Письма к сыну | страница 13
Но я, сын, немного отвлекся. Я же начал о том, как учительница Утятской школы — моя мать — задала нам домой сочинение. Назвала две темы — на выбор… И вот я сидел тогда и смотрел в окно, и все думал, думал: с чего бы начать, какую выбрать мне тему? И было грустно, и голова болела уже от этих дум, от усталости, от бессилия перед чистым листочком… И вот сейчас я прервусь, сделаю остановку. Я не могу иначе, потому что очень волнуюсь, ведь все же опять повторилось. Ну конечно, все повторилось, и я снова, как в детстве, пишу свое сочинение. И так же трудно мне и беспомощно, и так же болит голова от усталости… Болит голова, потому что за эти странички тоже поставят оценку. И сделаешь это ты, мой сын, и оттого переживаю — какая же будет оценка. Да и поймешь ли, поверишь ли? Я порой и сам-то не верю себе. Да-да, бывает, нахлынет такое, что я спрашиваю кого-то, лезу на откровенность, неужели все мы тогда чуть не погибли от голода, холода?.. Неужели мой самый близкий друг Боренька Смирнов потерял тогда обе ноги?.. Но нет ответа на эти вопросы, и я опять кричу в пустоту — неужели все это было, было?
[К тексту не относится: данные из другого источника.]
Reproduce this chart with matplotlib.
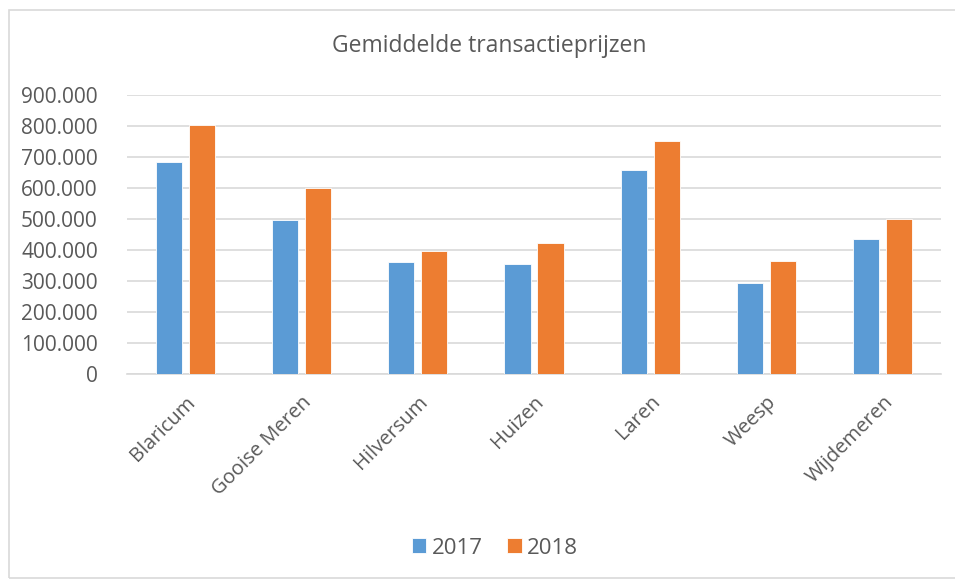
import matplotlib.pyplot as plt
import matplotlib.patches as patches
import numpy as np
from matplotlib.ticker import FuncFormatter

# data
gemeenten = ["Blaricum", "Gooise Meren", "Hilversum", "Huizen", "Laren", "Weesp", "Wijdemeren"]
prijzen_2017 = [683000, 498000, 360000, 356000, 659000, 295000, 434000]
prijzen_2018 = [802000, 600000, 398000, 423000, 752000, 365000, 501000]
jaren = ["2017", "2018"]

blue = "#5B9BD5"
orange = "#ED7D31"
grey_text = "#595959"
grid_col = "#D9D9D9"

plt.rcParams['font.family'] = ['Open Sans', 'DejaVu Sans']

fig = plt.figure(figsize=(9.55, 5.81), dpi=100)
W, H = 955, 581

# outer chart frame
fig.patches.append(patches.Rectangle((9 / W, 3 / H), 1.0, 1 - 13 / H, transform=fig.transFigure,
                                     fill=False, edgecolor=grid_col, linewidth=1.2))

ax = fig.add_axes([127 / W, 1 - 374 / H, (941 - 127) / W, (374 - 95) / H])

x = np.arange(len(gemeenten))
bw = 0.224
off = 0.142
ax.bar(x - off, prijzen_2017, bw, color=blue, edgecolor="white", linewidth=0.6, label=jaren[0], zorder=3)
ax.bar(x + off, prijzen_2018, bw, color=orange, edgecolor="white", linewidth=0.6, label=jaren[1], zorder=3)

ax.set_xlim(-0.5, len(gemeenten) - 0.5)
ax.set_ylim(0, 900000)
ax.set_yticks(np.arange(0, 900001, 100000))
ax.yaxis.set_major_formatter(FuncFormatter(lambda v, p: f"{int(v):,}".replace(",", ".")))
ax.grid(axis="y", color=grid_col, linewidth=1.2, zorder=0)
for s in ["top", "right", "left"]:
    ax.spines[s].set_visible(False)
ax.spines["bottom"].set_color(grid_col)
ax.spines["bottom"].set_linewidth(1.2)
ax.tick_params(axis="both", length=0, labelcolor=grey_text)
ax.tick_params(axis="y", pad=21, labelsize=15)
ax.set_xticks(x)
ax.set_xticklabels(gemeenten, rotation=45, ha="right", va="top", rotation_mode="anchor")
ax.tick_params(axis="x", pad=13, labelsize=14.5)

fig.text(489 / W, 1 - 46 / H, "Gemiddelde transactieprijzen", ha="center", va="center",
         fontsize=16.5, color=grey_text)

ax.legend(loc="center", bbox_to_anchor=(495 / W, 1 - 548 / H), bbox_transform=fig.transFigure,
          ncol=2, frameon=False, fontsize=16, labelcolor=grey_text, handlelength=0.65,
          handleheight=0.65, handletextpad=0.25, columnspacing=1.1)

fig.savefig("out.png", dpi=100)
Эх, Боренька, Боренька… Мы все его так звали, потому что очень жалели, любили. Да и как не жалеть, если он напоминал нам деревянную чурочку: голова слилась с туловищем, а вот ног не видать. Но как их увидишь, представишь, ведь ног просто не было. Когда везли в эшелоне из Ленинграда, он их отморозил. И пока добирались до наших мест, началось воспаление, гангрена. И если б ноги не ампутировали — Боря бы умер. Врачи в больнице пообещали: «У тебя, мальчик, еще вырастут ножки. Вот пройдет года два, и они снова появятся. И ты побежишь на своих…» Это была ложь во спасение, потому я за это не осуждаю. К тому же Боря врачам поверил. Если жить хочешь — всему поверишь. А потом в школьной мастерской ему сделали тележку на железных колесиках. Я помню, как Боренька привыкал к ней. Но как привыкнуть! Вот если б с тобой, сын, случилось такое… Как бы пережил я? Нет, конечно, не пережил бы. А тогда мы даже веселились, смеялись, и громче всех — Боренька Смирнов. И вот мы садим его в тележку. И, чтобы не упал, привязываем к тележке тугим полотенцем. Теперь ему надо отталкиваться деревянными рычажками. Легко сказать — надо. А наш Боренька терял равновесие и валился на один бок, а сверху — тележка. «Господи, да пособи ты им», — кричала нам какая-нибудь старушка. Но бог нас не видел. Да и мы не отвлекались на пустые разговоры.